Tuesday, July 5, 2016

Aginess

(To borrow from Stephen Colbert and his coined word "truthiness.")

Age, wrinkles, and crepey skin. (No, not creepy: "crepey." Like crepe paper. Even though the spell-checker doesn't recognize it as a word, pop-up ads inform me that is undesirable and unsightly, and therefore I am self-conscious about it.) It has been creeping up on me in recent years. (See what I did there?) I notice it when I'm doing yoga. When I do down dog, the skin on my thighs is loose, like cellular shades--I mean the window coverings. Pull them up, they're pleated; let them down, not so much.

As for the face? How is it that I have the skin of a 70-year-old, and other women my age do not?

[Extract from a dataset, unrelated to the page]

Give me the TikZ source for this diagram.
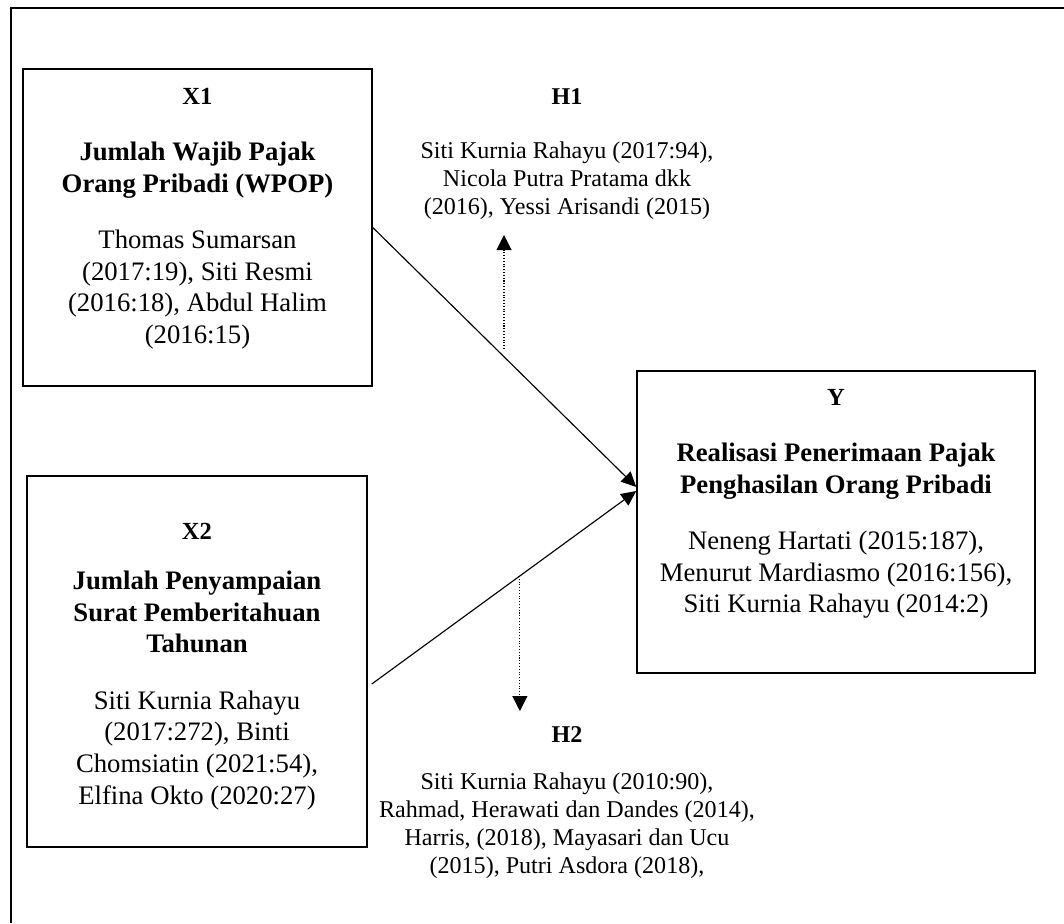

I identify a number of factors: 1) I grew up in L.A. in the '60s and '70s, when tans were attractive. And if your skin type didn't readily tan, you could always let your skin burn, and that would fade to a tan. 2) I am of Scandinavian stock. Scandinavia includes territory north of the Arctic Circle, where the sun disappears for two-to-six months of the year. Who needs sunblock? 3) I didn't sleep well for about ten years.

Whatever the reasons or excuses, I still avoid looking in the mirror, and when I do I'm quite disappointed. Is that really me? If I squint or dim the lights and smile, then, yes, I recognize myself. (For the record, all those expensive products that claim to reduce deep wrinkles, they obviously haven't been tested on one such as me.)

I know: first-world problems. First-world, privileged white-woman problems.

Anyway, what I mean to say is, I find myself looking into the faces of old people (oldish, meaning 50+) and try to picture how they looked 20, 30 years ago. I can't do it. People are who they are; they have always been the age they are now. At least that's how it seems. Look at the photo of Jimmy and Rosalyn Carter on their wedding day, July 6, 1946. Seventy years ago. How handsome they both are, how strong, how vital. You can see who they will be in their faces--or who they were.

President Carter is 91. My dad would have been 92 last May. He kept a photo album of those years, the '30s, '40s, 50s. That's who he was: so tall and slim and handsome, so capable, so adventurous. A baby son in his arms: how young he was!

And some day, if all goes well, I'll be in my 90s, thinking back to my 50s and how strong I was, how active and healthy.

Just random thoughts, really. And now I have to go look after a couple of three-month-old puppies, who run like there's no tomorrow. Or like there are lots of them.